To know how to store marijuana seeds, you need to understand how it goes in their natural environment. When growing wild outside, marijuana plants become ripe in the autumn, so once the seeds fall to the ground, they remain there during the whole winter. For several months, seeds remain dormant—until the weather becomes warmer, and rains become more abundant.
So if you do not want your seeds to germinate before the right time, you should put them in a place that is both dry and cool. In most cases, the door of the fridge fits perfectly for this.
But before placing marijuana seeds somewhere for storing, be sure you have checked the seeds. It is very important to let the seeds dry because any moisture particles will likely cause mold that will ruin the whole batch. There should be no leaves, no stems, no drops of water, and of course, no pests. Spread the seeds out on a tray and look carefully at every single one of them. If you put even a single rotten seed into the envelope, it will spoil the rest within just a few months.
Another thing that is probably as important as the right storing conditions is to properly label the envelopes with seeds. Do not rely on your memory, better safe than sorry. Who knows, these envelopes could be waiting for their time to be opened for several months or even years.
We recommend you to write down the strain's name and type (indica, sativa, hybrid, autoflowering). If these seeds are for growing outdoors, note when exactly the plants were totally ready for harvesting; if you grow indoors, write down how many weeks it takes for them to flower. You may also add some information about the strain's height or the specific conditions for a better yield (lighting regime, nutrients, and growing techniques). It would also be wise to note whether you ever experienced any problems with pests or mold with this strain.
There is no point in writing a long novel on the envelope, just short notes that will help you remember the most important data about the seeds. Plus, we would also recommend you to write the date of harvesting the seeds.
If stored properly, marijuana seeds can be viable for more than five years. You can store them much longer, but take into account that with every year, the germination rates of the seeds are declining. If you are wondering whether the seeds are still viable, you can always take just a few of them to germinate.
To help the old seeds germinate more successfully, you can scuffle them a bit so that the water can penetrate them easier. You may use simple sand paper rolled in a small tube, place the seeds inside, and shake them several times. The scratches should be tiny, almost invisible. Then soak the seeds in water for several hours and then germinate them as usual.

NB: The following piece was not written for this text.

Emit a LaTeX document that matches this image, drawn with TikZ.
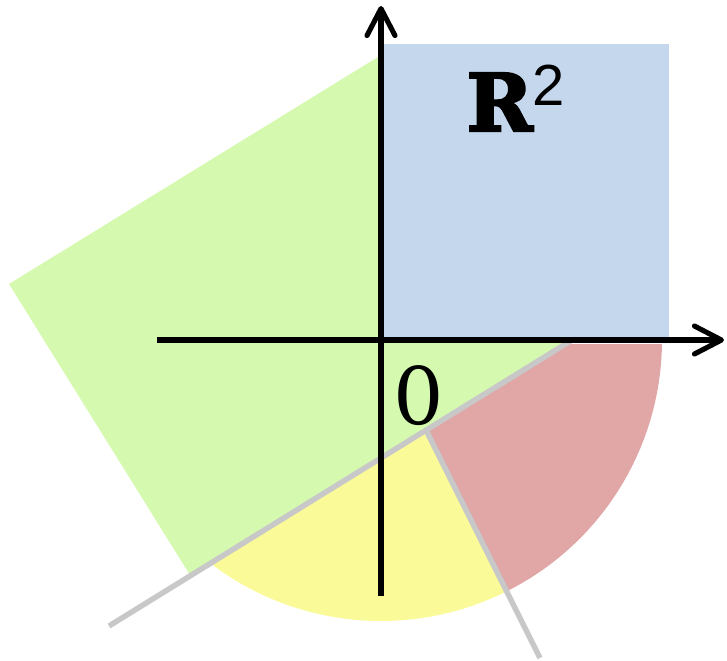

But of course, it is better to avoid storing marijuana seeds for ages; try to refresh your supply. Just plant the seeds and let them grow into mature male and female cannabis plants. Do not forget to isolate male plants if you already have a garden of females. However, you can use the pollen from the males to pollinate the females. Usually, a single plant can give you enough seeds for several new gardens, but it, of course, depends a lot on the strain’s features.
If you want to store seeds longer, put all the envelopes (use simple paper for them, cooking sheets or waxed paper are no good for this purpose) into a canning jar, close it properly, and only then place it into your refrigerator.
Some growers add some rice to the jar in order to absorb moisture in the seeds. Well, it is up to you to decide whether you need this or not. It can do its job and prevent marijuana seeds from rotting, but it can also make the seeds overly dry. So if you decide to use this method, do not go overboard, a pinch would usually be quite enough.